Think in terms of time, money, hardships, job security, family life, etc.
            What do you imagine this trip cost the wise men?
            Do you reckon they gained more than they spent?
            Would you ever go on a trip like that?    Why or why not?


They followed a star, asked directions, found their King, worshiped him,
gave gifts of value and disobeyed the local ruler--that's the story of these
travelers from the East.
            Why do we call them wise men?
            What does their story add to the other accounts of Jesus' birth?
            What do you suppose happened to the gold, frankincense and myrrh?


The shepherds and Anna had spread the word about Jesus' birth.
But not until the wise men began asking about the Messiah/King, did it
get Herod's attention.
            What does this tell you about those first evangelists and Herod?
            When does scuttlebutt become newsworthy information?
            How important is the messenger in relaying the gospel of Jesus?


The joy of the wise men is contrasted with the anger of Herod.
            Make two lists, one for joy and one for anger.
            In the columns, write words which you associate with joy and anger.
If you could select which attitude toward life you would prefer, the choice
should be easy. Yet some people choose anger over joy.
            Why is that?


Jesus seemed very small and vulnerable compared to the angry Herod.
Bethlehem appeared insignificant compared to Jerusalem.
            What is the message in all of this?


The holy family was living in a house now, and still in Bethlehem. Jesus is
believed to be under two years of age. Joseph is overlooked and not even
mentioned.   Why might that be and where do you think he was?

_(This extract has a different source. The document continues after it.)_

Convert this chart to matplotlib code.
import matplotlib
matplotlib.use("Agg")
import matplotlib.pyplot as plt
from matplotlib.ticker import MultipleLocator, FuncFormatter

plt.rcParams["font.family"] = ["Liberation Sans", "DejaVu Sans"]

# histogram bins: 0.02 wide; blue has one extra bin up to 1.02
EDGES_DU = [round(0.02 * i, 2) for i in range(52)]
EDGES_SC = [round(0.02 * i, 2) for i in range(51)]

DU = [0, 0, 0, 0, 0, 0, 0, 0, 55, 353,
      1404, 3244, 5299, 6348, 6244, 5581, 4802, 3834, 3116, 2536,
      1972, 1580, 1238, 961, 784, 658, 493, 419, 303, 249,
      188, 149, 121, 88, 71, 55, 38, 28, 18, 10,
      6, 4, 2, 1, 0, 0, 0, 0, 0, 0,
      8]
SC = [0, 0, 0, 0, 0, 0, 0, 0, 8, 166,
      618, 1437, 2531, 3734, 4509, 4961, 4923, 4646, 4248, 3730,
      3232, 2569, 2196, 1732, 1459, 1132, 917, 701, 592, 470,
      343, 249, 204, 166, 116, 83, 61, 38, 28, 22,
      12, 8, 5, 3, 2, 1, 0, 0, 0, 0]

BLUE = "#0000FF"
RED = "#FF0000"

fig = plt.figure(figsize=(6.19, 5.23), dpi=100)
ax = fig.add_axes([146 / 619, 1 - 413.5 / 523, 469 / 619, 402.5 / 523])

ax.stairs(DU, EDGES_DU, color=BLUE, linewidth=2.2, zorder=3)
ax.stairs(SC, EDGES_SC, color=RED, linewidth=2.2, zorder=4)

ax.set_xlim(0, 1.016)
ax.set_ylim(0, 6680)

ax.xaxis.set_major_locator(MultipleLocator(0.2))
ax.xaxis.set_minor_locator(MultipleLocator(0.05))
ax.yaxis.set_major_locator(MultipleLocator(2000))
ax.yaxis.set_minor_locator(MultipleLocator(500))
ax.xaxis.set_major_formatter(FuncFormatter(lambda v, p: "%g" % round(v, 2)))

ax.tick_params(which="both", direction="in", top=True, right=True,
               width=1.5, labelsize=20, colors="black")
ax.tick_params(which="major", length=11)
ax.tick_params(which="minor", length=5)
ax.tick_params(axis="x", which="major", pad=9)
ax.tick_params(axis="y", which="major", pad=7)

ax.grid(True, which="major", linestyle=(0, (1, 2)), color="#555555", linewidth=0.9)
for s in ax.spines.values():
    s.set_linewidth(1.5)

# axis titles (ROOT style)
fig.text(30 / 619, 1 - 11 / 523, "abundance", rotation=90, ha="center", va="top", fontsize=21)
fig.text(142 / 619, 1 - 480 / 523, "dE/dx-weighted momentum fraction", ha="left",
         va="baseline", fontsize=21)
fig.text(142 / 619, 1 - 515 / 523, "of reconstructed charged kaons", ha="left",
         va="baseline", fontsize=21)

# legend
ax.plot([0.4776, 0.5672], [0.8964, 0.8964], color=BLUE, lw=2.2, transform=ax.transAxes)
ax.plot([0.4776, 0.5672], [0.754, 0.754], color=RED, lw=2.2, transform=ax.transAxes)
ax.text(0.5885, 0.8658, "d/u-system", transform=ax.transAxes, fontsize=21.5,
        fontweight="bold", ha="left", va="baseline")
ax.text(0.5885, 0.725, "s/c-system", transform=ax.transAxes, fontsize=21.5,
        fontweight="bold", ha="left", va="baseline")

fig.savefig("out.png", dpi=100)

Sometimes it takes an exaggerated case of envy, such as Herod's, to call
attention to the green-eyed monster inside each one of us. Envy is as old
as Cain and Abel, and known to everyone.
            When do you feel envious, jealous or resentful?
            What are some things that you envy in other people?
"When I excel, others become envious of me. When they excel, I envy them."
            Is this true even in our churches?